The unity between the Holy Spirt and Mary is so intimate that each one can be called the Immaculate Conception—one in eternity, and one in time. However, to understand the importance of Mary in our lives, we have to understand the basics of the Holy Spirit, as given to us by the earliest Christians. This post will be like a tornado hitting a junk pile and then organizing it into nice categories, so bear with the heavy theology at the beginning.
Every earthly analogy to explain the Blessed Trinity eventually breaks down, but the least-failing analogy is the following: The Trinity is like a fire. There is a flame. There is a light. There is heat. In this analogy, the flame is the God the Father (the origin), the light is God the Son (the only one seen by human eyes) and heat is God the Holy Spirit (for obvious reasons.) The flame is not the light. The light is not the heat. The heat is not the flame. But you can not have the flame without the light, nor the light without the heat nor the heat without the flame. The flame is the fire. The light is the fire. The heat is the fire. One fire. So also: One God. Three persons.
St. Augustine had a pretty good analogy, too. He compared the Trinity to the faculties of the human soul. He compared God the Father to the memory, God the Son to the intellect and God the Holy Spirit to the will. Three faculties, but only one center to your responsibility. Furthermore, although the persons of the Blessed Trinity have no need for faith or hope, our faculties do have such a need, and the Church Fathers linked this up, too: Our memory is perfected by hope, our intellect by faith and our will by charity or love. Thus, we have the three supernatural virtues of faith and hope and love as found in 1 Corinthians 13.
If we put all this together, we have this:
God the Father—Flame—Memory—Hope
God the Son—Light—Intellect—Faith
God the Holy Spirit—Heat—Will—Charity
Mary’s relationship to each of the three is important, but (per the title of the article) we’re going to focus on the third category in bold.

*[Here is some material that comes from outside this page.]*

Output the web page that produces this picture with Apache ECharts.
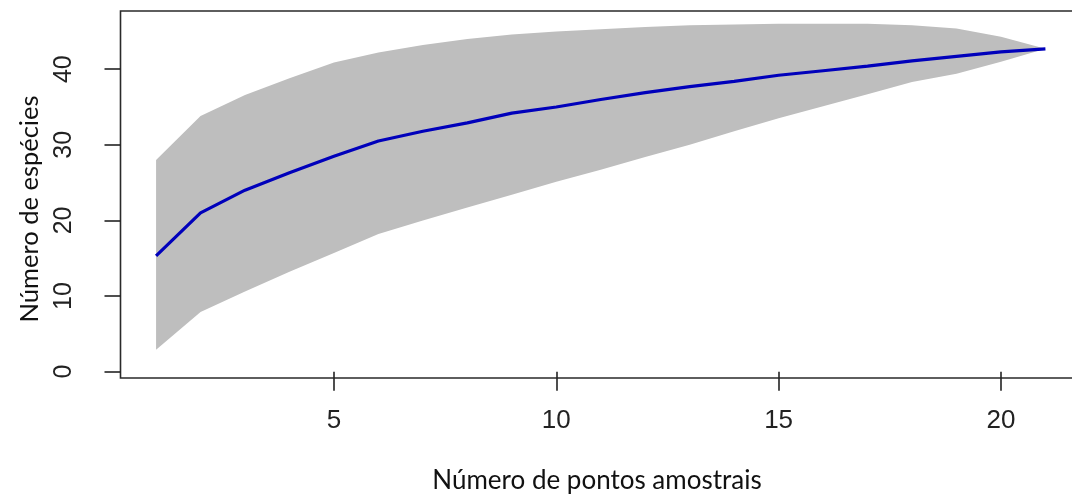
<!DOCTYPE html>
<html>
<head>
<meta charset="utf-8">
<script src="https://cdn.jsdelivr.net/npm/echarts@6/dist/echarts.min.js"></script>
<style>
  html, body { margin: 0; padding: 0; background: #ffffff; }
  #chart { width: 1072px; height: 497px; }
</style>
</head>
<body>
<div id="chart"></div>
<script>
// Species accumulation: mean richness and its envelope per number of sample points
const samplePoints = [1, 2, 3, 4, 5, 6, 7, 8, 9, 10, 11, 12, 13, 14, 15, 16, 17, 18, 19, 20, 21];
const richness = [15.3, 21.0, 24.0, 26.3, 28.5, 30.5, 31.8, 32.9, 34.2, 35.0, 36.0, 36.9, 37.7, 38.4, 39.2, 39.8, 40.4, 41.1, 41.7, 42.3, 42.7];
const upperBound = [28.0, 33.8, 36.6, 38.8, 40.9, 42.2, 43.2, 44.0, 44.6, 45.0, 45.3, 45.6, 45.8, 45.9, 46.0, 46.0, 46.0, 45.8, 45.4, 44.3, 42.7];
const lowerBound = [2.9, 7.9, 10.6, 13.2, 15.7, 18.2, 20.0, 21.7, 23.4, 25.1, 26.7, 28.4, 30.0, 31.8, 33.5, 35.1, 36.7, 38.3, 39.4, 41.0, 42.7];
const xTicks = [5, 10, 15, 20];
const yTicks = [0, 10, 20, 30, 40];

const xTitle = 'Número de pontos amostrais';
const yTitle = 'Número de espécies';

const chart = echarts.init(document.getElementById('chart'), null, { renderer: 'canvas' });

const bandData = samplePoints.map((x, i) => [x, lowerBound[i], upperBound[i]]);
const meanData = samplePoints.map((x, i) => [x, richness[i]]);

const option = {
  animation: false,
  backgroundColor: '#ffffff',
  grid: {
    // the plotting box runs past the right edge of the canvas
    left: 120.5, top: 11, width: 960.5, height: 367,
    outerBoundsMode: 'none', containLabel: false,
    show: true, borderColor: '#2a2a2a', borderWidth: 1.6,
    backgroundColor: 'transparent'
  },
  xAxis: {
    type: 'value', min: 0.2, max: 21.8,
    axisLine: { show: false },
    splitLine: { show: false },
    axisTick: { show: true, customValues: xTicks, length: 19, inside: false,
      lineStyle: { color: '#222', width: 1.6 } },
    axisLabel: { customValues: xTicks, margin: 30, color: '#222', fontSize: 26,
      fontFamily: "'Liberation Sans', sans-serif" }
  },
  yAxis: {
    type: 'value', min: -0.84, max: 47.7,
    axisLine: { show: false },
    splitLine: { show: false },
    axisTick: { show: true, customValues: yTicks, length: 16,
      lineStyle: { color: '#222', width: 1.6 } },
    axisLabel: { customValues: yTicks, rotate: 90, margin: 44, color: '#222', fontSize: 25,
      fontFamily: "'Liberation Sans', sans-serif" }
  },
  graphic: [
    { type: 'text', x: 597, y: 481, style: { text: xTitle, fill: '#111', font: "26px 'Lato', sans-serif", textAlign: 'center', textVerticalAlign: 'middle' } },
    { type: 'text', x: 30, y: 209, rotation: Math.PI / 2, style: { text: yTitle, fill: '#111', font: "25.5px 'Lato', sans-serif", textAlign: 'center', textVerticalAlign: 'middle' } }
  ],
  series: [
    {
      // grey envelope polygon: upper edge left to right, lower edge back
      type: 'custom',
      data: bandData,
      clip: true,
      renderItem: function (params, api) {
        if (params.dataIndex !== 0) return null;
        const pts = [];
        for (let i = 0; i < bandData.length; i++) pts.push(api.coord([bandData[i][0], bandData[i][2]]));
        for (let i = bandData.length - 1; i >= 0; i--) pts.push(api.coord([bandData[i][0], bandData[i][1]]));
        return { type: 'polygon', shape: { points: pts }, style: { fill: '#bebebe', stroke: null } };
      },
      encode: { x: 0, y: [1, 2] },
      z: 1
    },
    {
      type: 'line',
      data: meanData,
      symbol: 'none',
      lineStyle: { color: '#0000bb', width: 3.2 },
      z: 3
    }
  ]
};

chart.setOption(option);
</script>
</body>
</html>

Amazingly, you can have supernatural faith without supernatural charity: “If I have all faith, so as to remove mountains, but have not charity, I am nothing.”—1 Cor 13:2b. On the contrary, the only place you can have charity without faith is heaven, since “faith is the substance of things hoped for, the evidence of things not seen.” (Heb 11:1) Why won’t there be faith or hope in heaven? Precisely because faith refers to things not seen and in heaven we will see God face to face. When a person dies in sanctifying grace, his faith and hope terminate, but his charity is launched into the beatific vision and perfect union with God. In the eternal homeland, it will only be charity at every breath.
But back to earth, where Mary once walked. Mary had a union with the Holy Spirit more interior than that of spouses, but purely spiritual, which is why she is always at the center of ancient pictures of Pentecost. Even the Liturgical Calendar reflects this union of the Holy Spirit and Mary, insofar as Pentecost usually falls within the month of Mary—May!
Thus, Mary is our connection to the Holy Spirit for perfecting our will in charity, making us to live lives not just of faith, but of love. St. James writes “Even the demons believe, and shudder.”—Jam 2:19. That means that faith is not enough for salvation. This is where Mary comes in with charity to perfect the will, all because of her union with the Holy Spirit and ability to form apostles (both shown in Mary and Pentecost part I.) Last post showed Mary was the entire key to courage. This post shows Mary as the entire key to love. Courage and love: The two virtues most needed in the lives of Catholics today.
Mary even said to the children of Kibeho in the 1980s (in a Vatican-approved apparition) that in her Son’s heart is found infinite justice and infinite mercy, but in her heart is only infinite mercy.
In May, before Pentecost, we actually come to the Immaculate Heart of Mary and petition the Holy Spirit that He revivify our cold hearts. In this way we go before God not only with the intellect (faith) but with our hearts and wills aflame with the charity of the Holy Spirit. This is why the Marian saints were always the most loving, always the most charitable.
The Church was formed from the side of Christ on the cross just as Eve was formed from Adam’s side. Life was breathed into that body at Pentecost by the Holy Spirit, with Mary at the center. We Catholics don’t adore Mary. We never have and we never will. But if the above connections of the Church Fathers be true, then adoring the Blessed Trinity at Mary’s side is the entire determinant of the advance in the spiritual life.